#### DATA SUPPLIED

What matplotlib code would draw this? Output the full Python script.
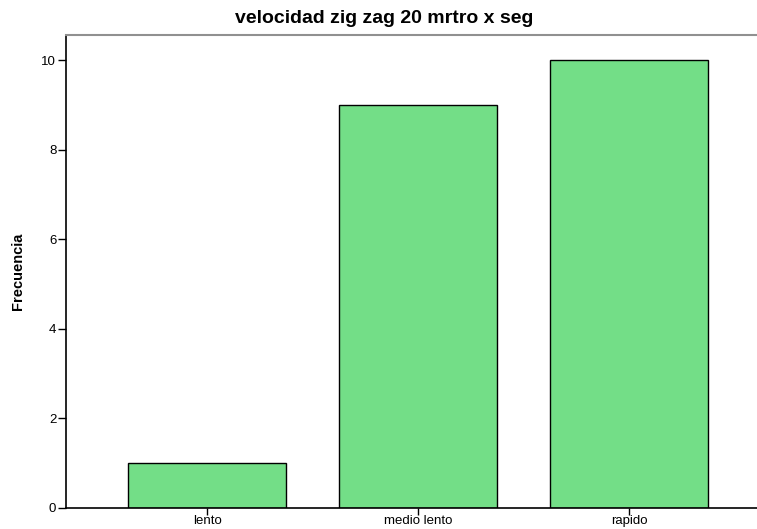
import matplotlib.pyplot as plt

plt.rcParams['font.family'] = ['Liberation Sans', 'DejaVu Sans']

# data
categorias = ['lento', 'medio lento', 'rapido']
frecuencia = [1, 9, 10]

fig = plt.figure(figsize=(7.57, 5.29), dpi=100)
ax = fig.add_axes([66/757, 21/529, 700/757, 473/529])

x = list(range(len(categorias)))
ax.bar(x, frecuencia, width=0.75, color='#73de87', edgecolor='black', linewidth=1.0, zorder=2)

ax.set_xlim(-0.67, 2.65)
ax.set_ylim(0, 10.56)
ax.set_xticks(x)
ax.set_xticklabels(categorias)
ax.set_yticks([0, 2, 4, 6, 8, 10])
ax.tick_params(axis='y', labelsize=9.5, length=6, width=1, pad=1)
ax.tick_params(axis='x', labelsize=9.5, length=5, width=1, pad=0)

ax.spines['right'].set_visible(False)
ax.spines['top'].set_color('#909090')
ax.spines['top'].set_linewidth(1.5)
ax.spines['left'].set_linewidth(1.2)
ax.spines['bottom'].set_linewidth(1.2)

ax.set_ylabel('Frecuencia', fontsize=10.5, fontweight='bold', labelpad=12)
fig.text(0.508, 0.965, 'velocidad zig zag 20 mrtro x seg', ha='center', va='center',
         fontsize=14, fontweight='bold')

fig.savefig('out.png', dpi=100)
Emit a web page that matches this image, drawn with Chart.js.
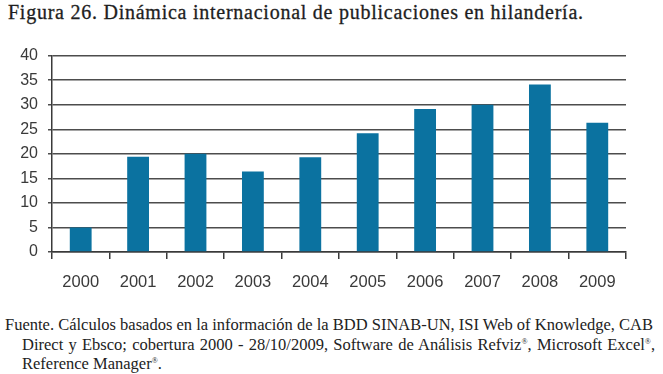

########

* [EXERCISE DIRECTIONS]: Set down the records above word for word, from the first line through the line containing "frecuencia = [1, 9, 10]", both included; leave out the pictures.

* [EXERCISE OUTPUT]:
What matplotlib code would draw this? Output the full Python script.
import matplotlib.pyplot as plt

plt.rcParams['font.family'] = ['Liberation Sans', 'DejaVu Sans']

# data
categorias = ['lento', 'medio lento', 'rapido']
frecuencia = [1, 9, 10]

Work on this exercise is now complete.